The $206,597 grant was awarded on Aug. 1 and expires at the end of the year.
The automated, whole-genome directional genomic hybridization (dGH) platform is capable of measuring de novo random, low-frequency, and complex structural variations in individual cells, and provides quantitative structural variation data that cannot be measured through any other method, the company said.
The current dGH platform was developed using an SBIR grant from NASA as a sensitive method to assess genomic structural changes caused by exposure to ionizing deep space radiation. Kromatid currently provides commercial dGH assays based on that platform for the detection of oncogenic fusions, the discovery of disease-causing variants, the measurement of biological response as a surrogate for radiation dose, and the measurements of structural off-target effects caused by CRISPR-based gene editing.
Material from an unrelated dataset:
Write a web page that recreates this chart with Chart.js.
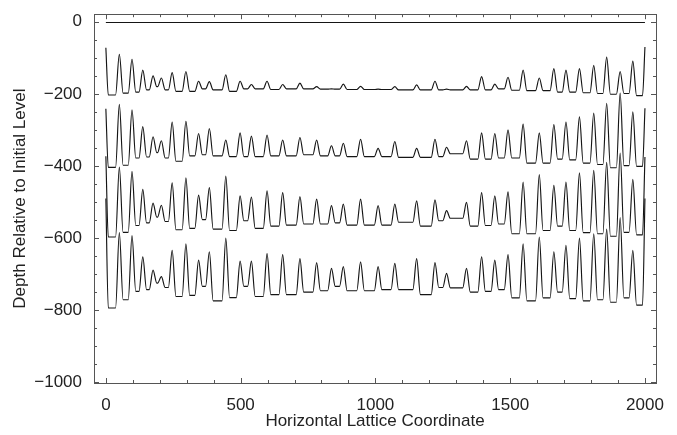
<!DOCTYPE html>
<html>
<head>
<meta charset="utf-8">
<script src="https://cdn.jsdelivr.net/npm/chart.js@4.4.1/dist/chart.umd.min.js"></script>
<style>
html,body{margin:0;padding:0;background:#fff;}
#wrap{width:677px;height:435px;position:relative;}
</style>
</head>
<body>
<div id="wrap"><canvas id="c" width="677" height="435"></canvas></div>
<script>
// ---- data ----
const peakX = [50, 97, 137, 175, 206, 246, 297, 344, 384, 445, 498, 540, 598, 656, 720, 782, 837, 881, 945, 1010, 1072, 1153, 1221, 1264, 1338, 1394, 1443, 1492, 1548, 1608, 1662, 1707, 1757, 1810, 1858, 1908, 1955];

const s0X = [0, 2000];
const s0Y = [-2, -2];

const s1Ends = [-72, -70];
const s1Peaks = [-90, -104, -134, -150, -156, -141, -138, -165, -166, -147, -165, -174, -165, -174, -170, -180, -186, -173, -179, -187, -180, -175, -165, -187, -179, -152, -173, -154, -134, -156, -130, -134, -130, -121, -98, -138, -109];
const s1Valleys = [-203, -198, -195, -189, -180, -189, -193, -193, -186, -189, -193, -186, -186, -188, -186, -186, -187, -187, -188, -188, -188, -189, -189, -189, -189, -189, -189, -186, -190, -191, -191, -195, -195, -197, -199, -201, -199, -205];

const s2Ends = [-241, -240];
const s2Peaks = [-229, -244, -291, -319, -330, -278, -276, -310, -296, -328, -308, -317, -314, -328, -321, -328, -344, -337, -326, -351, -332, -351, -326, -348, -330, -308, -310, -300, -284, -308, -285, -278, -264, -253, -226, -198, -250];
const s2Valleys = [-404, -398, -378, -375, -363, -378, -387, -372, -369, -372, -374, -374, -374, -372, -372, -369, -372, -372, -374, -374, -374, -376, -376, -374, -366, -381, -381, -378, -378, -392, -392, -381, -383, -392, -396, -405, -399, -401];

const s3Ends = [-373, -375];
const s3Peaks = [-403, -415, -465, -503, -509, -447, -433, -481, -460, -428, -483, -486, -469, -474, -485, -492, -510, -506, -492, -510, -506, -497, -494, -524, -501, -474, -483, -472, -445, -424, -454, -445, -419, -412, -390, -364, -437];
const s3Valleys = [-597, -584, -565, -558, -542, -554, -577, -573, -549, -575, -579, -552, -573, -567, -564, -561, -561, -558, -564, -564, -564, -556, -567, -552, -545, -567, -565, -561, -588, -588, -579, -567, -579, -585, -588, -595, -584, -591];

const s4Ends = [-490, -490];
const s4Peaks = [-585, -593, -652, -689, -707, -634, -616, -661, -638, -600, -664, -664, -643, -646, -657, -668, -684, -679, -666, -679, -670, -657, -668, -698, -684, -652, -661, -646, -616, -597, -638, -620, -600, -588, -575, -543, -634];
const s4Valleys = [-794, -771, -748, -743, -725, -737, -762, -759, -734, -774, -765, -734, -762, -757, -757, -750, -746, -734, -746, -746, -743, -743, -757, -737, -738, -750, -748, -743, -766, -774, -766, -750, -768, -774, -771, -778, -766, -786];

const xMajorTicks = [0, 500, 1000, 1500, 2000];
const yMajorTicks = [0, -200, -400, -600, -800, -1000];
const xTitle = 'Horizontal Lattice Coordinate';
const yTitle = 'Depth Relative to Initial Level';

// ---- build the line vertices (peak flanks use a fixed half-width) ----
const HALF = 14;
function buildSeries(ends, peaks, valleys) {
  const pts = [{x: 0, y: ends[0]}, {x: 9, y: valleys[0]}];
  for (let i = 0; i < peakX.length; i++) {
    pts.push({x: peakX[i] - HALF, y: valleys[i]});
    pts.push({x: peakX[i], y: peaks[i]});
    pts.push({x: peakX[i] + HALF, y: valleys[i + 1]});
  }
  pts.push({x: 1991, y: valleys[valleys.length - 1]});
  pts.push({x: 2000, y: ends[1]});
  return pts;
}

const lineStyle = {
  borderColor: '#151515', borderWidth: 1.15, pointRadius: 0, fill: false,
  cubicInterpolationMode: 'monotone'
};

const datasets = [
  Object.assign({data: s0X.map((x, i) => ({x, y: s0Y[i]}))}, lineStyle, {cubicInterpolationMode: 'default', tension: 0}),
  Object.assign({data: buildSeries(s1Ends, s1Peaks, s1Valleys)}, lineStyle),
  Object.assign({data: buildSeries(s2Ends, s2Peaks, s2Valleys)}, lineStyle),
  Object.assign({data: buildSeries(s3Ends, s3Peaks, s3Valleys)}, lineStyle),
  Object.assign({data: buildSeries(s4Ends, s4Peaks, s4Valleys)}, lineStyle)
];

const FONT = {family: '"Liberation Sans", Arial, Helvetica, sans-serif', size: 17};

const frameTicks = {
  id: 'frameTicks',
  afterDatasetsDraw(chart) {
    const {ctx, chartArea: a, scales: {x, y}} = chart;
    ctx.save();
    ctx.strokeStyle = '#555';
    ctx.lineWidth = 1;
    ctx.strokeRect(Math.round(a.left) + 0.5, Math.round(a.top) + 0.5, Math.round(a.right - a.left), Math.round(a.bottom - a.top));
    ctx.beginPath();
    for (let v = 0; v <= 2000; v += 100) {
      const px = Math.round(x.getPixelForValue(v)) + 0.5;
      const len = xMajorTicks.includes(v) ? 5 : 3;
      ctx.moveTo(px, a.bottom); ctx.lineTo(px, a.bottom - len);
      ctx.moveTo(px, a.top); ctx.lineTo(px, a.top + len);
    }
    for (let v = -1000; v <= 0; v += 50) {
      const py = Math.round(y.getPixelForValue(v)) + 0.5;
      const len = yMajorTicks.includes(v) ? 5 : 3;
      ctx.moveTo(a.left, py); ctx.lineTo(a.left + len, py);
      ctx.moveTo(a.right, py); ctx.lineTo(a.right - len, py);
    }
    ctx.stroke();
    ctx.restore();
  }
};

new Chart(document.getElementById('c'), {
  type: 'line',
  data: {datasets},
  options: {
    responsive: false,
    animation: false,
    events: [],
    layout: {padding: {left: 0, right: 21, top: 9, bottom: 0}},
    plugins: {legend: {display: false}, tooltip: {enabled: false}},
    scales: {
      x: {
        type: 'linear', min: -44, max: 2041,
        afterFit(s) { s.height = 52; },
        afterBuildTicks(s) { s.ticks = xMajorTicks.map(v => ({value: v})); },
        grid: {display: false},
        border: {display: false},
        ticks: {font: FONT, color: '#222', padding: 4, maxRotation: 0, autoSkip: false,
                callback: v => String(v)},
        title: {display: true, text: xTitle, font: FONT, color: '#222', padding: {top: 0, bottom: 3}}
      },
      y: {
        type: 'linear', min: -1002, max: 21,
        afterFit(s) { s.width = 94; },
        afterBuildTicks(s) { s.ticks = yMajorTicks.map(v => ({value: v})); },
        grid: {display: false},
        border: {display: false},
        ticks: {font: FONT, color: '#222', padding: 4, autoSkip: false,
                callback: v => (v < 0 ? '\u2212' + Math.abs(v) : String(v))},
        title: {display: true, text: yTitle, font: FONT, color: '#222', padding: {top: 10, bottom: 0}}
      }
    }
  },
  plugins: [frameTicks]
});
</script>
</body>
</html>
According to the SBIR grant abstract, the company's goal is to now provide "high-resolution structural rearrangement data to researchers who need to screen larger libraries of samples (oncology), investigate a very diverse patient population (rare diseases), or assay very large numbers of cells for complex rearrangements (gene editing)." The company plans to develop an automated, full-genome dGH screening method comprised of high-density chromatid paints and image processing software that can detect inversions and translocations smaller than 10 kilobases, which can screen both very large numbers of samples and large numbers of cells in individual samples.
"Through this SBIR award, the NIH is making it possible for Kromatid to provide economical, whole-genome analysis in thousands of single cells per sample — enabling the discovery of rare structural variants and the measurement of extremely low levels of off-target structural damage in batches of edited cells," Kromatid President and Chief Technology Officer Christopher Tompkins said in a statement.